Samsung’s massive semiconductor manufacturing facility in Taylor, Texas is driving significant housing demand from construction workers and eventually permanent employees. This has created opportunities for both short-term rentals (housing construction crews) and long-term investments (growing population). Property values in the area have already seen notable appreciation.
What are the Airbnb rules in Austin, Texas?
Austin distinguishes between Type 1 (owner-occupied) and Type 2 (non-owner-occupied) STR licenses. Type 2 licenses are no longer being issued in most residential zones, making existing licenses valuable. All operators must obtain a license, collect hotel occupancy taxes, post the license number on listings, and comply with occupancy and noise restrictions.
Is Austin still a good market for short-term rentals?
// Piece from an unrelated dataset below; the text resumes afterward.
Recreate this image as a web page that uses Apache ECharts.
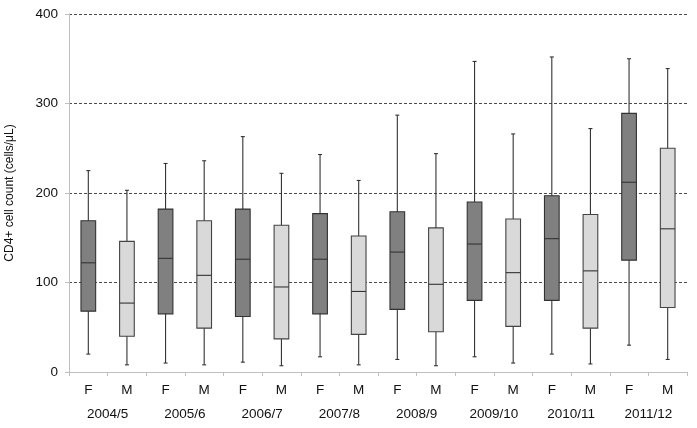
<!DOCTYPE html>
<html>
<head>
<meta charset="utf-8">
<script src="https://cdn.jsdelivr.net/npm/echarts@6/dist/echarts.min.js"></script>
<style>
  html, body { margin: 0; padding: 0; background: #fff; }
  #chart { width: 697px; height: 428px; }
</style>
</head>
<body>
<div id="chart"></div>
<script>
// 年度分组与性别
const years = ["2004/5", "2005/6", "2006/7", "2007/8", "2008/9", "2009/10", "2010/11", "2011/12"];
const sexes = ["F", "M", "F", "M", "F", "M", "F", "M", "F", "M", "F", "M", "F", "M", "F", "M"];
// 箱线图数值
const whiskerLow = [20, 8, 10, 8, 11, 7, 17, 8, 14, 7, 17, 10, 20, 9, 30, 14];
const q1 = [68, 40, 65, 49, 62, 37, 65, 42, 70, 45, 80, 51, 80, 49, 125, 72];
const median = [122, 77, 127, 108, 126, 95, 126, 90, 134, 98, 143, 111, 149, 113, 212, 160];
const q3 = [169, 146, 182, 169, 182, 164, 177, 152, 179, 161, 190, 171, 197, 176, 289, 250];
const whiskerHigh = [225, 203, 233, 236, 263, 222, 243, 214, 287, 244, 347, 266, 352, 272, 350, 339];
const yTicks = [0, 100, 200, 300, 400];

const chart = echarts.init(document.getElementById("chart"));

const boxData = sexes.map((s, i) => [i, whiskerLow[i], q1[i], median[i], q3[i], whiskerHigh[i]]);
const font = "Liberation Sans, Arial, sans-serif";

function renderBox(params, api) {
  const idx = api.value(0);
  const x = api.coord([idx, 0])[0];
  const w = api.size([1, 0])[0] * 0.38;
  const yLow = api.coord([idx, api.value(1)])[1];
  const yQ1 = api.coord([idx, api.value(2)])[1];
  const yMed = api.coord([idx, api.value(3)])[1];
  const yQ3 = api.coord([idx, api.value(4)])[1];
  const yHigh = api.coord([idx, api.value(5)])[1];
  const dark = idx % 2 === 0;
  const lineStyle = { stroke: "#333", lineWidth: 1.1 };
  return {
    type: "group",
    children: [
      { type: "line", shape: { x1: x, y1: yLow, x2: x, y2: yHigh }, style: lineStyle },
      { type: "line", shape: { x1: x - 2, y1: yLow, x2: x + 2, y2: yLow }, style: lineStyle },
      { type: "line", shape: { x1: x - 2, y1: yHigh, x2: x + 2, y2: yHigh }, style: lineStyle },
      {
        type: "rect",
        shape: { x: x - w / 2, y: yQ3, width: w, height: yQ1 - yQ3 },
        style: { fill: dark ? "#808080" : "#d9d9d9", stroke: dark ? "#333" : "#444", lineWidth: 1.1 }
      },
      { type: "line", shape: { x1: x - w / 2, y1: yMed, x2: x + w / 2, y2: yMed }, style: lineStyle }
    ]
  };
}

chart.setOption({
  animation: false,
  grid: { left: 69, right: 10, top: 14, bottom: 56, containLabel: false, outerBoundsMode: "none" },
  xAxis: [
    {
      type: "category",
      data: sexes,
      axisLine: { lineStyle: { color: "#bfbfbf", width: 1 } },
      axisTick: { show: true, length: 4, lineStyle: { color: "#bfbfbf" } },
      axisLabel: { color: "#111", fontSize: 13.5, fontFamily: font, margin: 11 }
    },
    {
      type: "category",
      data: years,
      position: "bottom",
      offset: 24,
      axisLine: { show: false },
      axisTick: { show: false },
      axisLabel: { color: "#111", fontSize: 13.5, fontFamily: font, margin: 11 }
    }
  ],
  yAxis: {
    type: "value",
    min: yTicks[0],
    max: yTicks[yTicks.length - 1],
    interval: 100,
    name: "CD4+ cell count (cells/μL)",
    nameLocation: "middle",
    nameGap: 53,
    nameTextStyle: { color: "#111", fontSize: 12, fontFamily: font },
    axisLine: { show: true, lineStyle: { color: "#bfbfbf", width: 1 } },
    axisTick: { show: true, length: 4, lineStyle: { color: "#bfbfbf" } },
    axisLabel: { color: "#111", fontSize: 13.5, fontFamily: font, margin: 11 },
    splitLine: { show: true, lineStyle: { color: "#4a4a4a", type: [3, 2], width: 1 } }
  },
  series: [
    {
      type: "custom",
      xAxisIndex: 0,
      renderItem: renderBox,
      encode: { x: 0, y: [1, 2, 3, 4, 5] },
      data: boxData
    }
  ]
});
</script>
</body>
</html>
Austin remains strong for STRs due to its robust event calendar (SXSW, ACL, F1), tech sector business travel, and tourism appeal. However, restrictive regulations on non-owner-occupied properties have limited new supply, which benefits existing permitted operators. Investors should focus on Type 1 properties or look at surrounding areas with fewer restrictions.
What is a DSCR loan for short-term rentals?
A DSCR (Debt Service Coverage Ratio) loan qualifies borrowers based on the property’s rental income potential rather than personal income. The lender evaluates whether projected revenue covers the mortgage payment, typically requiring a ratio of 1.0 to 1.25. These loans are popular with STR investors because they allow financing based on property performance, not W-2 income.
What credit score do I need to finance a short-term rental?
Most investment property lenders require a minimum credit score of 620 to 680, with the best rates available above 740. DSCR lenders may work with scores as low as 620 but charge higher interest rates. Improving your score above 720 before applying can save thousands in interest over the life of the loan.